With my wonderful co-representative for Wales, Arooj Khan, we met with representatives from each major political party in Wales, we met the councillors and we met the Welsh Assembly members. In and out of the Senedd (Welsh Parliament building) about three times a week at one point. We talked to young people, in centres in Cardiff and in London.

(Actually one of my biggest regrets as a young ambassador for Wales was that I didn't remove myself from Cardiff enough. Even though I was in my final year of university, I still wish I had made more of an effort on that particular point.)

As a full team of 8 UK Young Ambassadors we also surveyed many young people across the UK. Several of us then wrote our findings on Community and Diversity into a 5000 word report, (you can read my summary of that report here) on a roasting afternoon in a sweltering London office. 

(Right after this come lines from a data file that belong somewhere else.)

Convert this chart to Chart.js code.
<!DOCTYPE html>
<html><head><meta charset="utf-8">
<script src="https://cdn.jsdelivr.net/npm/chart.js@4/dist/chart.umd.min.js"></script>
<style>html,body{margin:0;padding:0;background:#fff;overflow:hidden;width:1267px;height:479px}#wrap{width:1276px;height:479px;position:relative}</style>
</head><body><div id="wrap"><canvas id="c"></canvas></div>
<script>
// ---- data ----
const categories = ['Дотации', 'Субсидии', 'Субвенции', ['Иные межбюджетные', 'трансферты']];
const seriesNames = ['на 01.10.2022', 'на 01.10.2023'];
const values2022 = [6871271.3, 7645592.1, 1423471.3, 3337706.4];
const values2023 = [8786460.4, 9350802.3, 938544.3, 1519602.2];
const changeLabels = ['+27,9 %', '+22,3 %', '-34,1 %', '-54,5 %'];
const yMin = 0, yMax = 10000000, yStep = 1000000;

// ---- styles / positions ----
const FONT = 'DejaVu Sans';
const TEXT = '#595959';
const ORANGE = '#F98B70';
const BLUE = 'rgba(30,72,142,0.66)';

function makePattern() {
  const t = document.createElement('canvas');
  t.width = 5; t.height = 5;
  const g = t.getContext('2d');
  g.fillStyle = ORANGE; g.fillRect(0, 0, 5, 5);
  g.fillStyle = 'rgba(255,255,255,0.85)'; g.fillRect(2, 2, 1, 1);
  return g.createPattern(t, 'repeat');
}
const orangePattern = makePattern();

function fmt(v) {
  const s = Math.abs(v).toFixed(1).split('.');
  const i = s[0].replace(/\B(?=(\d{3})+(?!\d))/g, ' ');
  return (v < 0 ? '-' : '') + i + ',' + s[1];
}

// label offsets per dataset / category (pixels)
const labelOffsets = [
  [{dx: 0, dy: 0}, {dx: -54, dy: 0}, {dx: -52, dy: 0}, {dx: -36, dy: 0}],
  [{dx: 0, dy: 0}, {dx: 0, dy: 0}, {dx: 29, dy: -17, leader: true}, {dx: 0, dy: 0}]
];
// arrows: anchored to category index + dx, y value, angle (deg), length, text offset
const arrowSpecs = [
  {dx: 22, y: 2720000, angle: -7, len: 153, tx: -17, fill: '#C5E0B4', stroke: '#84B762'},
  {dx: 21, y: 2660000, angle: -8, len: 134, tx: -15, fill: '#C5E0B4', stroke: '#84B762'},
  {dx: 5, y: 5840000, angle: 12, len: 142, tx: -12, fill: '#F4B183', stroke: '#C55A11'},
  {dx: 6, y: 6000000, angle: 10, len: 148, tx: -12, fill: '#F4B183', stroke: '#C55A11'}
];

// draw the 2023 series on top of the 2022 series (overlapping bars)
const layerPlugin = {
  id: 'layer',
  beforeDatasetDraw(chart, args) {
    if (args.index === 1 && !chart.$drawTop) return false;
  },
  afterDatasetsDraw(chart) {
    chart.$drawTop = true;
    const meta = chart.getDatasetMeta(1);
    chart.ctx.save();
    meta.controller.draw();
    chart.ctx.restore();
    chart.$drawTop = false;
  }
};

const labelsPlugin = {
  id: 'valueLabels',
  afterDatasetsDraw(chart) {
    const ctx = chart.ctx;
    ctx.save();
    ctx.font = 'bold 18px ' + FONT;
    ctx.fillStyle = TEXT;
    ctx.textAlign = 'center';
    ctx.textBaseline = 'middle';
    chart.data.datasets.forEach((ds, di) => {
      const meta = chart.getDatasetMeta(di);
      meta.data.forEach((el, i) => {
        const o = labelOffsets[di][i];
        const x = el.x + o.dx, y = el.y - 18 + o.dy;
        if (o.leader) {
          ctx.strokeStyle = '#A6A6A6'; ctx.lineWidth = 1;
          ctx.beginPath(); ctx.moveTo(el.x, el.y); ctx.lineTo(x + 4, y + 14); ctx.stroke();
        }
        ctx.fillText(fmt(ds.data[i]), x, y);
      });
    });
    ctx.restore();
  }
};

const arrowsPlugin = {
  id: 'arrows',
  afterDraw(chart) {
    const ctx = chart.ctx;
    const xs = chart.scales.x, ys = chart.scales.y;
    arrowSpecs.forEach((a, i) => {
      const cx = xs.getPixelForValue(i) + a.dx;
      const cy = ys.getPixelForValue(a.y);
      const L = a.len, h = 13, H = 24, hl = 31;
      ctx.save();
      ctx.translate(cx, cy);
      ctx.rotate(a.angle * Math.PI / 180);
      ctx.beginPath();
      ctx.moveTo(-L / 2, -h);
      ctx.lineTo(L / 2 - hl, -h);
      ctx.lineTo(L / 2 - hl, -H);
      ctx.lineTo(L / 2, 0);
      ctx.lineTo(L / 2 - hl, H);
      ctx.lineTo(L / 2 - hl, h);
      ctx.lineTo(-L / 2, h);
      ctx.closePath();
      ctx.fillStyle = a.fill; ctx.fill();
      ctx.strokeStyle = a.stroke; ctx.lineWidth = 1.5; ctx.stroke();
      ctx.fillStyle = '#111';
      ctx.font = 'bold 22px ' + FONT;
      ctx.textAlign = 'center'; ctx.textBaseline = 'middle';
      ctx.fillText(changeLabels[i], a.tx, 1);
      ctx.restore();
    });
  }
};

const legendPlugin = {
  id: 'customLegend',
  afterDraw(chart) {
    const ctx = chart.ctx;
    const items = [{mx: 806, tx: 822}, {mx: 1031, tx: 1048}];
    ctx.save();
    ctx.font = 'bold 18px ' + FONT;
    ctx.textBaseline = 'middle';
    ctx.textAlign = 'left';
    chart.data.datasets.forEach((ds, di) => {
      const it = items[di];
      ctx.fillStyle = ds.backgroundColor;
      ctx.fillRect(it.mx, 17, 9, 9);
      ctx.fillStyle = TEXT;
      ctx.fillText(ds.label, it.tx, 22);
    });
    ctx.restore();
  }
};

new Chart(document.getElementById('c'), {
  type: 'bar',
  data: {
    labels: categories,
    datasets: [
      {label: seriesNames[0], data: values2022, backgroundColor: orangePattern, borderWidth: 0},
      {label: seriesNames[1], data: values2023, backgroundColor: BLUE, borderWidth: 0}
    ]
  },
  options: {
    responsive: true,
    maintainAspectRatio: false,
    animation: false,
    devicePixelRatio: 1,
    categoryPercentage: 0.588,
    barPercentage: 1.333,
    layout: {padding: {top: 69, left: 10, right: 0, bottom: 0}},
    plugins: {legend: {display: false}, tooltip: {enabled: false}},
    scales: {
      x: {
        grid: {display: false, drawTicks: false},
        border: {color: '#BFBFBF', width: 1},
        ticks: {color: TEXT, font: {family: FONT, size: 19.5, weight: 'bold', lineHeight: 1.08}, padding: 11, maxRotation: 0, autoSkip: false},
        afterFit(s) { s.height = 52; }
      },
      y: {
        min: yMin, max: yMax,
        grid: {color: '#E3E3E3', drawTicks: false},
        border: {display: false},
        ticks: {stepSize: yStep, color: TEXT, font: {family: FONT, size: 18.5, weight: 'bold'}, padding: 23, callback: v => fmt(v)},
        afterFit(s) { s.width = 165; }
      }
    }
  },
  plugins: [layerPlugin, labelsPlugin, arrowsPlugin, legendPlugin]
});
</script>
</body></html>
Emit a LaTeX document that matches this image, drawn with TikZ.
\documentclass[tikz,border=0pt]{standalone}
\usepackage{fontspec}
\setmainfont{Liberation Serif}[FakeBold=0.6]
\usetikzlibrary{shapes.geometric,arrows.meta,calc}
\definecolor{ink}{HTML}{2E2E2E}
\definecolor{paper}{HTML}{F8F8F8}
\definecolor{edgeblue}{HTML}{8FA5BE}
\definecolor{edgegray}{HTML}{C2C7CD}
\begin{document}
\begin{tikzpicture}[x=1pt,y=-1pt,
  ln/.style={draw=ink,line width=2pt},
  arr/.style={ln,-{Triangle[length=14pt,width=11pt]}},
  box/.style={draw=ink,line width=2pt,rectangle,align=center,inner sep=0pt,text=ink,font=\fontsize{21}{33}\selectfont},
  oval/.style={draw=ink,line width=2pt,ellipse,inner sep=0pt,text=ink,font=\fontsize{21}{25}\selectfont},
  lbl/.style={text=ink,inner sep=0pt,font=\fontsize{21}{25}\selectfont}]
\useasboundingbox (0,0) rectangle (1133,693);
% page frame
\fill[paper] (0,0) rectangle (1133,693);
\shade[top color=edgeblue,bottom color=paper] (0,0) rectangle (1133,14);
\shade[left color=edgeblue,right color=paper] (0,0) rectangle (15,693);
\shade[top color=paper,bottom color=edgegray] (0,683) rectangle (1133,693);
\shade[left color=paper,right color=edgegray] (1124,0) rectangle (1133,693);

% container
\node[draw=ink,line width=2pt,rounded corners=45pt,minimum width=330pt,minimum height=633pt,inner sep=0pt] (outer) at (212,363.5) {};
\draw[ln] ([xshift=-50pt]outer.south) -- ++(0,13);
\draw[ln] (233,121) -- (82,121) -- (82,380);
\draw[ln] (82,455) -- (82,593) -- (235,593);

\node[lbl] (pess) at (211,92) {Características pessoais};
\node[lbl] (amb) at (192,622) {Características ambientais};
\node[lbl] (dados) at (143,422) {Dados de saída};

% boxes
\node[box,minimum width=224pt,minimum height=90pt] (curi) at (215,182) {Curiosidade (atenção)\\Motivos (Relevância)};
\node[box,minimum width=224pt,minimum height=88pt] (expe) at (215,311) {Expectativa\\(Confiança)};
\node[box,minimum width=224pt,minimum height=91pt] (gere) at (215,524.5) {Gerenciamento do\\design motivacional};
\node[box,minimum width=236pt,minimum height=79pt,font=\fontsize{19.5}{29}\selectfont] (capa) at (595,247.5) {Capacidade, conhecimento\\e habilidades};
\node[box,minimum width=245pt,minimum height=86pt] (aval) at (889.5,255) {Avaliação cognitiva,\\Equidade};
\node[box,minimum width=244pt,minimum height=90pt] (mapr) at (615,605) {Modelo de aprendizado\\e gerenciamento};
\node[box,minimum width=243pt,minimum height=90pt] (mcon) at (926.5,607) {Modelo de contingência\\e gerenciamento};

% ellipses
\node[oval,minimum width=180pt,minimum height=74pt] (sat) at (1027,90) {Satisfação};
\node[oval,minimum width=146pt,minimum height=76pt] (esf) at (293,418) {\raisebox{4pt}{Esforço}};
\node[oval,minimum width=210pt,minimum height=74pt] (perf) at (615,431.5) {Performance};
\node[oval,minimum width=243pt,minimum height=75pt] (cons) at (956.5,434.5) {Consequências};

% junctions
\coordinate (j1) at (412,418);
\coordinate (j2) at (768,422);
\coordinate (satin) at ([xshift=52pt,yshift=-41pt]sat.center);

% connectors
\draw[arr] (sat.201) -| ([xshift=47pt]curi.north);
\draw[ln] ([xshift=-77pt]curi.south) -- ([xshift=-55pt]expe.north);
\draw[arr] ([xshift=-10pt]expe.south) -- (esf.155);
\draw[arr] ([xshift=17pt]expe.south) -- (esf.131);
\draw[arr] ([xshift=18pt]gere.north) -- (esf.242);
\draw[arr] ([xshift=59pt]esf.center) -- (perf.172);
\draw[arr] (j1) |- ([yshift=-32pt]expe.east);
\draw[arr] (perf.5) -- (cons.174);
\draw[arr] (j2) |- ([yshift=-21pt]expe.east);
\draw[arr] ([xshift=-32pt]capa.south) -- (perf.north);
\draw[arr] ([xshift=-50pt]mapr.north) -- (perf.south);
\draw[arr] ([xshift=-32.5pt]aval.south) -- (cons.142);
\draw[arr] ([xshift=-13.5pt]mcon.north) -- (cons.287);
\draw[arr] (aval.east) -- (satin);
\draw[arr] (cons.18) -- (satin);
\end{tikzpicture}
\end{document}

I also got to travel a lot, and represent, a lot. I did some work with the Royal Commonwealth Society in Wales, chairing a meeting of about 80 young people, I got to go to the International Culture Summit in Edinburgh as a delegate – I was and am very lucky to have these opportunities.

                                                      RCS Commonwealth Youth Summit in Wales

So that’s what you did, how did you find it?

I think I was a left-field candidate for the role. I am older than most of the other ambassadors and my experience of representation has been a little more hands-on than most.

So for the first six months? I was utterly out of my depth. I didn't know the relentless acronyms, and not having the officially recognised youth representation experience that everyone else seemed to have felt like it was counting against me.
I remember midway through the first residential, texting my Dad, telling him I shouldn't be there, everyone there had been through so much, and knew so much. 
They all knew the acronyms.

And I was just J.o.e. (Just Observing Everyone)

But quickly realising I was a little rough around the edges in terms of traditional youth representation was the best bit, as I could make it my business to be the one who put the most effort in, at every meeting, on every task. 
And I learned.

In summary, I'd say I found it nerve-wracking, and easily one of the best experiences I have had so far in my life. The responsibility and platform to demonstrate my abilities has been amazing. I have had the opportunity at opportunity, which is priceless at this age (or any age!). These included:

·         Co-authoring a national report.
·         Representing UK young people in Scottish Parliament with Secretaries of State from around the world.
·         Working with Google at Google HQ to improve data analytics for our surveys and online material. 
·         Getting to talk at several secondary schools about the charity sector and how to get involved.
·         Using the skills learned to improve other representative systems at my University.
·         Being brilliantly over my head, and clawing my way to the surface. 

It's been a lot of hard work, but a lot of fun. I have learned so much. I have met so many amazing people. 
And I can't wait to continue in my representation. 

I'll hand the badge over (there's not actually a badge), but UKYA has enabled me to continue championing the rights of young people wherever I end up.